Somehow, I am to incorporate into this blog entry that to people not of color in the USA watching what just took place in the exchange of prisoners with Russia does not look good. Why was one race chosen over another to fight for their release and not the other person not of color? It looks like blatant choosing to fight for one over the other. If you look at the facts one did do something illegal by taking in drugs to the country and the other was alleged of a crime, did they really commit it. Wrongfully being detained for a few years now. I do not only point this out to the current administration but also the former administration was offered a deal for a swap with Russia, and they turned down the deal.

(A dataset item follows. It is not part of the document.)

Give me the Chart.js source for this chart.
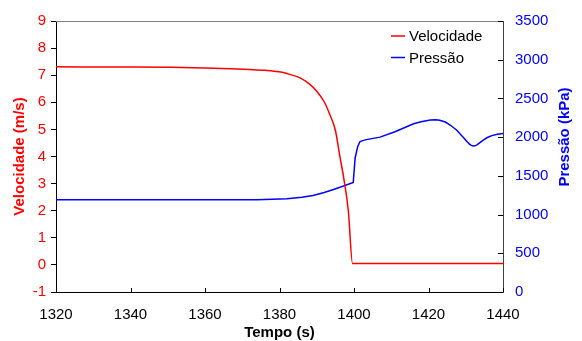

Well, did anyone ever think that the current administration should have negotiated a bit better like we are not taking 1 over the other because we have to face the American people with the choice we made, to choose one over the other. That is basic common sense. You stand firm and say both or nothing and walk away from the table and let them counter the offer if they really wanted the person they were placing before you as the swap in prisoners. Maybe they should have sent a woman that is a mother to negotiate that deal. A mother would not pick one child over the other. Remember the account in the bible when 2 mothers wanted the same child, and both claimed it was their baby. They went before King Solomon read it in 1Kings 3:16-28. The truth was revealed, and God will not be mocked. You chose one of His children over the other when He loves all of His children. You will be held accountable to God Almighty one day to hold accountability for your actions here on earth. We all will be held accountable for our actions here on earth when we are before God on that day. People repent while there is still time left because the time may be sooner than later that Jesus is coming to claim His people. Be ready for it could happen when you least expect it and are you in the group of the 5 prepared virgins in the bible or the group of the 5 unprepared virgins? Read about that also in the bible in Matthew 25:1-13.
Maybe there is a lot of overloads in this blog entry today, but it is something to think about. There I go speaking out loud again.